The comments are tiresome - http://www.theregister.co.uk/2008/03/12/iplayer_linux_stream_download_hack/comments/

Thank goodness for the backstage list eh?

This seems a lot better written - http://www.techradar.com/news/portable-devices/ipods/bbc-happy-to-go-drm-free--261475

I'm out of the office at the Guardian changing media summit but am watching for any official statements.

Sean DALY wrote:
Here's The Register on the subject, with an offensive title.

http://www.theregister.co.uk/2008/03/12/iplayer_linux_stream_download_hack/




On Tue, Mar 11, 2008 at 3:38 PM, Andy <[EMAIL PROTECTED]> wrote:
On 11/03/2008, Ivan Pope <[EMAIL PROTECTED]> wrote:
 > Thanks. And if I might make so bold - why do they do this?

 Presumably it's because they want to send Flash to a PC, and MP4 only to 
phones.
 Unfortunately user agent sniffing isn't really designed to do what
 they are trying to do.
 They would generally have to have a list of all phones user agents and
 whether they support Flash or MP4 and serve accordingly.

 There are better ways of doing this.
 For instance the user agent (i.e your phone) can chose itself by being
 given multiple options via a 300 response code.

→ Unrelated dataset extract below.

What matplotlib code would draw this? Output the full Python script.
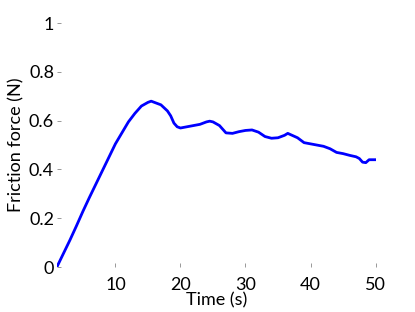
import matplotlib.pyplot as plt

plt.rcParams['font.family'] = ['Lato', 'DejaVu Sans']

# values
time_s = [1, 2, 3, 4, 5, 6, 7, 8, 9, 10, 11, 12, 13, 14, 15, 15.5, 16, 17, 18,
          18.5, 19, 19.5, 20, 21, 22, 23, 24, 24.5, 25, 26, 27, 28, 29, 30, 31,
          32, 33, 34, 35, 36, 36.5, 37, 38, 39, 40, 41, 42, 43, 44, 45, 46, 47,
          47.5, 48, 48.5, 49, 50]
friction_n = [0.0, 0.055, 0.11, 0.168, 0.228, 0.285, 0.34, 0.395, 0.45, 0.505,
              0.55, 0.595, 0.63, 0.66, 0.675, 0.68, 0.675, 0.665, 0.64, 0.62,
              0.59, 0.575, 0.57, 0.575, 0.58, 0.585, 0.595, 0.598, 0.595, 0.58,
              0.55, 0.548, 0.555, 0.56, 0.562, 0.553, 0.535, 0.528, 0.53, 0.54,
              0.548, 0.542, 0.53, 0.51, 0.505, 0.5, 0.495, 0.485, 0.47, 0.465,
              0.458, 0.452, 0.445, 0.43, 0.428, 0.44, 0.44]

x_ticks = [10, 20, 30, 40, 50]
y_ticks = [0, 0.2, 0.4, 0.6, 0.8, 1]
y_tick_labels = ['0', '0.2', '0.4', '0.6', '0.8', '1']

fig = plt.figure(figsize=(4.15, 3.12), dpi=100)
ax = fig.add_axes([0.137, 0.144, 0.768, 0.782])

ax.plot(time_s, friction_n, color='#0000ff', linewidth=2.0)

ax.set_xlim(1, 50)
ax.set_ylim(0, 1)
ax.set_xticks(x_ticks)
ax.set_yticks(y_ticks)
ax.set_yticklabels(y_tick_labels)

for side in ['top', 'right', 'left', 'bottom']:
    ax.spines[side].set_visible(False)

ax.tick_params(direction='in', length=3, width=0.6, color='#888888',
               labelsize=13)
ax.tick_params(axis='x', pad=7)
ax.tick_params(axis='y', pad=2)

ax.set_xlabel('Time (s)', fontsize=13, labelpad=0)
ax.set_ylabel('Friction force (N)', fontsize=13, labelpad=3)

fig.savefig('out.png', dpi=100)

 Or check what the browser/phone actually wants, i.e. check the Accept
 header to see if it wants .flv or .mp4

 Or use the fallback of HTML object tags.
 Present a Flash object tag and inside it put the HTML for MP4.
 If flash is not present the browser should fallback to what's inside
 the tag (may fail if Flash is present but incompatible, or wrong
 version).

 Of course most methods fail at some point so provide a link to the
 user to override possible incorrect choices. User Agent sniffing is
 certainly not a good solution if there is no user override for
 correcting it's mistakes. It is certainly bad accessibility wise.


 > What is it
 > specific about the iPhone that this feed needs to be limited to iPhones?

 Nothing, it's just their way of separating "PC" and "phone", if it
 isn't an iPhone they assume it's a PC. Similar to some sites that
 assume if a web browser is not IE it's Firefox/Netscape.


 > Or, to put it another way, if it wasn't sniffing my phone, could I watch
 > this feed on my N95 (insert any other capable phone or phone app here)

 If your phone supports MP4 and HTTP then it should be fine.

 For now fake user agent. In the long run complain to the BBC or the
 BBC Trust. (This is NOT platform agnostic as requested by the trust,
 specifically scanning for a certain product and delivering them better
 content is extremely risky).

 As I said it shouldn't take more than 10 minutes for the BBC to correct.

 If they are doing things server side then just alter there code to
 server MP4 if user agent is iPhone, OR if a certain argument in the
 URL is set.

 Something like:
 <?php
  $version = 'flash';
  if (isset($_GET['force']))
    $version = $_GET['force'];
  else if (isIPhone())
    $version = 'mp4';
  else
    $version = 'flash';

  if ($version == 'flash')
    // serve flash stuff here
  else if ($version == 'mp4')
    // server mp4 here
  else
    echo 'Unrecognised version!!!';
 ?>

 And then add links with force=flash and force=mp4 so the user can
 correct mistaken user agent sniffing. Combining this with some of the
 other above methods would be even better. But unless the BBC wants to
 actually hire me I'm not going to do their jobs for them!

 Of course that code may not work, I haven't done PHP for over 3 years
 but it is the basic idea.



 Andy

 --


Computers are like air conditioners.  Both stop working, if you open windows.